Danie Feld: From Theater Kid To Operational Backbone
Old world equivalent: Operations manager at a snack company trying to survive Black Friday.
New world version: CX operator (customer service) who builds systems that can withstand a MrBeast drop on a random Tuesday.
Danie Feld came out of traditional CPG (consumer packaged goods), including time at RxBar, before entering the Feastables blast radius. Her job was to make sure the company did not break when Jimmy pointed a camera at a bar and millions of kids decided they needed one that day.
Working CX operations at Feastables meant designing standard operating procedures for chaos. One video could turn an ordinary week into a surge that looked like a holiday season. She built processes, dashboards, and hiring plans that could flex with that kind of volatility.
When Jess founded Open Late Collective, Danie followed as Director of CX Operations. Jess sets the retention strategy. Danie builds the machine to execute it: AI workflows for repetitive tickets, training and scripts for the human ones, and the plumbing that turns “vibes” into systems.
She is the archetype of the operator alum. Not everyone who comes out of Beast is a founder or a face. Some are the people every agency now wants in the room when they say, “We are about to scale.”
Rachel Skidmore: From Network Reality To Beast Games
Old world equivalent: Executive producer on big network reality formats.
New world version: EP who translates YouTube spectacle into a hundred million dollar streaming show.
Rachel Skidmore comes out of traditional unscripted TV. Credits like Extreme Makeover: Home Edition and Celebrity IOU gave her the muscle memory of union sets, large crews, and emotional reality storytelling.
As Executive Producer on Beast Games, she is one of the people bridging Greenville and Hollywood. Her job is to take the core Beast format with high stakes challenges, fast pacing, and giant casts and execute it at Amazon scale, with all the safety, legal, and logistical complexity that implies.
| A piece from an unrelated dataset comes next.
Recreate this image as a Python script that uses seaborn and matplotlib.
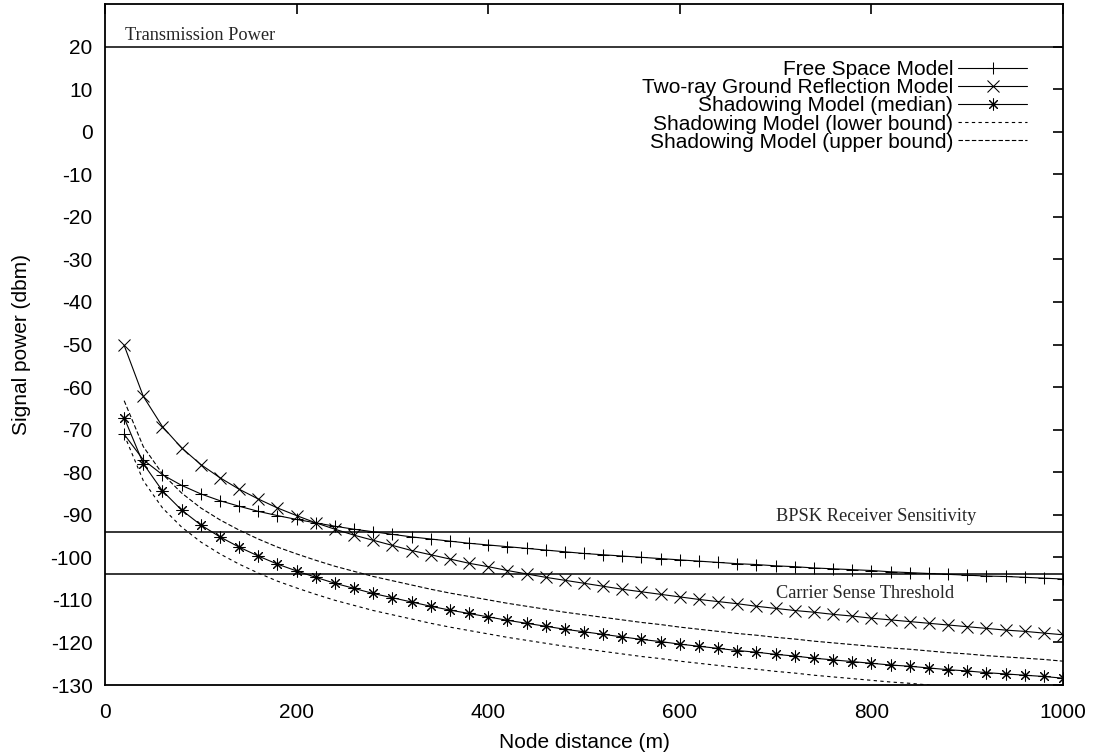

In a way, she is the inverse of the other alumni. They took creator skills into the wider world. She brought network skills into the creator world, and then back out again through Beast Games.
If the old dream was “get staffed on a network show,” Rachel represents the new version: use your TV chops to build the first generation of creator led series at streamer budgets.
The Road Ahead
The old mailroom path taught you how to read a coverage grid, how to roll calls, how to sit quietly on a notes call. It trained you for a version of Hollywood where access was controlled by a few buildings on Wilshire and a few logos on studio lots.
The new mailroom teaches different instincts:
How to read a retention graph and know what went wrong in the first 30 seconds
How to build a product that survives beyond the hype of a launch video
How to run a crew and a budget at internet speed
How to turn audience, not just attention, into something durable
That is the real shift. The most valuable early-career training no longer lives inside agencies or studios. It lives inside creator companies that operate at scale, velocity, and direct accountability.